§ Job
Only the lines from the top of the listing below to the line that has "start = np.arange(235, 410, 5)" should be echoed, with both ends kept and pictures left out.
··· Data shown
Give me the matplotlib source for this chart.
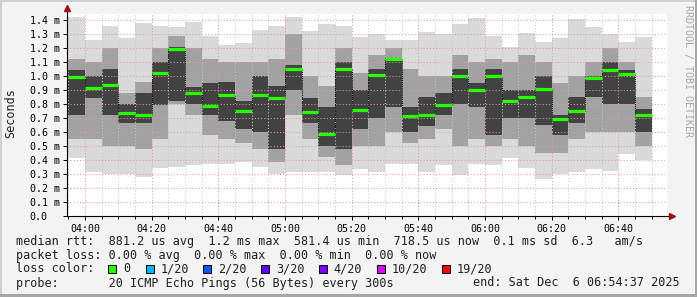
import numpy as np
import matplotlib
matplotlib.use('Agg')
import matplotlib.pyplot as plt
from matplotlib.patches import Rectangle

# 5 minute rounds, start of each round in minutes after midnight (03:55 .. 06:45)
start = np.arange(235, 410, 5)

# smoke (ms): outer band, middle band, dark core, median
lo = np.array([0.41, 0.31, 0.30, 0.30, 0.275, 0.34, 0.35, 0.36, 0.37, 0.37, 0.38, 0.35,
               0.30, 0.31, 0.31, 0.31, 0.29, 0.33, 0.31, 0.37, 0.37, 0.31, 0.36, 0.29,
               0.37, 0.36, 0.41, 0.34, 0.26, 0.30, 0.31, 0.335, 0.32, 0.44, 0.40])
mlo = np.array([0.55, 0.55, 0.50, 0.50, 0.48, 0.55, 0.80, 0.72, 0.58, 0.55, 0.52, 0.48,
                0.38, 0.72, 0.55, 0.42, 0.36, 0.50, 0.50, 0.60, 0.52, 0.55, 0.62, 0.50,
                0.55, 0.50, 0.55, 0.50, 0.45, 0.45, 0.55, 0.60, 0.60, 0.60, 0.50])
dlo = np.array([0.72, 0.84, 0.72, 0.66, 0.66, 0.79, 0.82, 0.80, 0.72, 0.68, 0.62, 0.60,
                0.48, 0.90, 0.66, 0.50, 0.48, 0.62, 0.70, 0.78, 0.60, 0.64, 0.72, 0.80,
                0.78, 0.58, 0.70, 0.70, 0.65, 0.58, 0.66, 0.85, 0.80, 0.80, 0.60])
med = np.array([0.995, 0.917, 0.935, 0.737, 0.72, 1.02, 1.19, 0.878, 0.787, 0.866, 0.75, 0.861,
                0.842, 1.053, 0.74, 0.581, 1.053, 0.755, 1.006, 1.122, 0.713, 0.72, 0.79, 1.0,
                0.9, 0.997, 0.819, 0.852, 0.909, 0.694, 0.749, 0.988, 1.046, 1.012, 0.7185])
dhi = np.array([1.04, 1.00, 1.05, 0.80, 0.88, 1.10, 1.21, 0.92, 0.95, 0.96, 0.82, 1.00,
                0.93, 1.08, 0.84, 0.78, 1.10, 0.90, 1.05, 1.13, 0.78, 0.85, 0.88, 1.05,
                0.95, 1.05, 0.90, 0.90, 1.00, 0.72, 0.85, 1.00, 1.10, 1.04, 0.76])
mhi = np.array([1.12, 1.10, 1.20, 0.88, 0.96, 1.20, 1.29, 1.20, 1.12, 1.10, 1.10, 1.10,
                1.12, 1.30, 1.00, 0.93, 1.20, 1.02, 1.15, 1.20, 1.05, 1.00, 1.00, 1.15,
                1.10, 1.12, 1.10, 1.15, 1.10, 0.95, 1.00, 1.10, 1.20, 1.10, 0.85])
hi = np.array([1.42, 1.26, 1.36, 1.27, 1.38, 1.36, 1.35, 1.39, 1.29, 1.225, 1.24, 1.33,
               1.36, 1.42, 1.32, 1.37, 1.356, 1.28, 1.30, 1.256, 1.256, 1.316, 1.30, 1.37,
               1.416, 1.29, 1.208, 1.31, 1.244, 1.273, 1.407, 1.352, 1.304, 1.244, 1.28])

yticks = [0.0, 0.1, 0.2, 0.3, 0.4, 0.5, 0.6, 0.7, 0.8, 0.9, 1.0, 1.1, 1.2, 1.3, 1.4]
ylabels = ['0.0', '0.1 m', '0.2 m', '0.3 m', '0.4 m', '0.5 m', '0.6 m', '0.7 m',
           '0.8 m', '0.9 m', '1.0 m', '1.1 m', '1.2 m', '1.3 m', '1.4 m']
xticks = [240, 260, 280, 300, 320, 340, 360, 380, 400]
xlabels = ['04:00', '04:20', '04:40', '05:00', '05:20', '05:40', '06:00', '06:20', '06:40']

loss_names = ['0', '1/20', '2/20', '3/20', '4/20', '10/20', '19/20']
loss_colors = ['#26ff00', '#00b8ff', '#0059ff', '#5e00ff', '#7e00ff', '#dd00ff', '#ff0000']

W, H = 697, 297
mono = 'DejaVu Sans Mono'
fig = plt.figure(figsize=(W / 100, H / 100), dpi=100, facecolor='#f3f3f3')

# frame round the picture
fig.add_artist(Rectangle((0, 1 - 2 / H), 1, 2 / H, transform=fig.transFigure, color='#d0d0d0', lw=0))
fig.add_artist(Rectangle((0, 0), 2 / W, 1, transform=fig.transFigure, color='#d0d0d0', lw=0))
fig.add_artist(Rectangle((0, 0), 1, 3 / H, transform=fig.transFigure, color='#a6a6a6', lw=0))
fig.add_artist(Rectangle((1 - 2 / W, 0), 2 / W, 1, transform=fig.transFigure, color='#a6a6a6', lw=0))

ax = fig.add_axes([67 / W, 1 - 215.5 / H, 600 / W, 202 / H])
ax.set_facecolor('white')
t0 = 3 * 60 + 54 + 37 / 60
ax.set_xlim(t0, t0 + 180)
ax.set_ylim(0, 202 / 139.5)

ax.bar(start, hi - lo, bottom=lo, width=5, align='edge', color='#dadada', lw=0, zorder=0.1)
ax.bar(start, mhi - mlo, bottom=mlo, width=5, align='edge', color='#a2a2a2', lw=0, zorder=0.2)
ax.bar(start, dhi - dlo, bottom=dlo, width=5, align='edge', color='#424242', lw=0, zorder=0.3)

ax.set_xticks(xticks)
ax.set_xticklabels(xlabels, family=mono, fontsize=7.2)
ax.set_xticks(np.arange(235, 415, 5), minor=True)
ax.set_yticks(yticks)
ax.set_yticklabels(ylabels, family=mono, fontsize=7.2)
for lab in ax.get_yticklabels():
    lab.set_horizontalalignment('left')
ax.tick_params(axis='y', length=3, width=0.7, pad=24)
ax.tick_params(axis='x', which='major', length=3, width=0.7, pad=3)
ax.tick_params(axis='x', which='minor', length=2, width=0.7)

dots = (0, (1, 2))
ax.grid(which='minor', axis='x', color='#c8c8c8', ls=dots, lw=0.75)
ax.grid(which='major', axis='x', color='#e79a9a', ls=dots, lw=0.75)
ax.grid(which='major', axis='y', color='#e79a9a', ls=dots, lw=0.75)

# median: dotted step connectors and green loss-colour segments
ax.vlines(start[1:], np.minimum(med[:-1], med[1:]), np.maximum(med[:-1], med[1:]),
          colors='black', linestyles=(0, (1, 1)), lw=0.75, zorder=4)
ax.hlines(med, start, start + 5, colors=loss_colors[0], lw=2.3, zorder=5)

for s in ax.spines.values():
    s.set_visible(False)
ax.plot([0, 0], [0, 1.02], color='black', lw=0.8, transform=ax.transAxes, clip_on=False, zorder=6)
ax.plot([0, 1.006], [0, 0], color='black', lw=0.8, transform=ax.transAxes, clip_on=False, zorder=6)
ax.plot([0], [1.025], marker='^', ms=4.5, color='#a01010', transform=ax.transAxes, clip_on=False, zorder=7)
ax.plot([1.008], [0], marker='>', ms=4.5, color='#a01010', transform=ax.transAxes, clip_on=False, zorder=7)

fig.text(11 / W, 1 - 113 / H, 'Seconds', rotation=90, family=mono, fontsize=8.5,
         ha='center', va='center', color='#202020')
fig.text(688 / W, 1 - 5 / H, 'RRDTOOL / TOBI OETIKER', rotation=-90, family=mono,
         fontsize=7.2, ha='center', va='top', color='#a8a8a8')

fs = 8.5
def line(x, y, s, **kw):
    fig.text(x / W, 1 - y / H, s, family=mono, fontsize=fs, va='center', color='#202020', **kw)

line(16, 241, 'median rtt:  881.2 us avg  1.2 ms max  581.4 us min  718.5 us now  0.1 ms sd  6.3   am/s')
line(16, 255, 'packet loss: 0.00 % avg  0.00 % max  0.00 % min  0.00 % now')
line(16, 269, 'loss color:')
box_x = [108, 146, 203, 261, 319, 377, 442]
text_x = [123, 161, 218, 276, 333, 392, 457]
for bx, tx, name, c in zip(box_x, text_x, loss_names, loss_colors):
    fig.add_artist(Rectangle((bx / W, 1 - 273 / H), 8 / W, 8 / H, transform=fig.transFigure,
                             facecolor=c, edgecolor='black', lw=0.7))
    line(tx, 269, name)
line(16, 283, 'probe:       20 ICMP Echo Pings (56 Bytes) every 300s')
line(680, 283, 'end: Sat Dec  6 06:54:37 2025', ha='right')

fig.savefig('out.png', dpi=100, facecolor=fig.get_facecolor())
······
§ Exercise response
Give me the matplotlib source for this chart.
import numpy as np
import matplotlib
matplotlib.use('Agg')
import matplotlib.pyplot as plt
from matplotlib.patches import Rectangle

# 5 minute rounds, start of each round in minutes after midnight (03:55 .. 06:45)
start = np.arange(235, 410, 5)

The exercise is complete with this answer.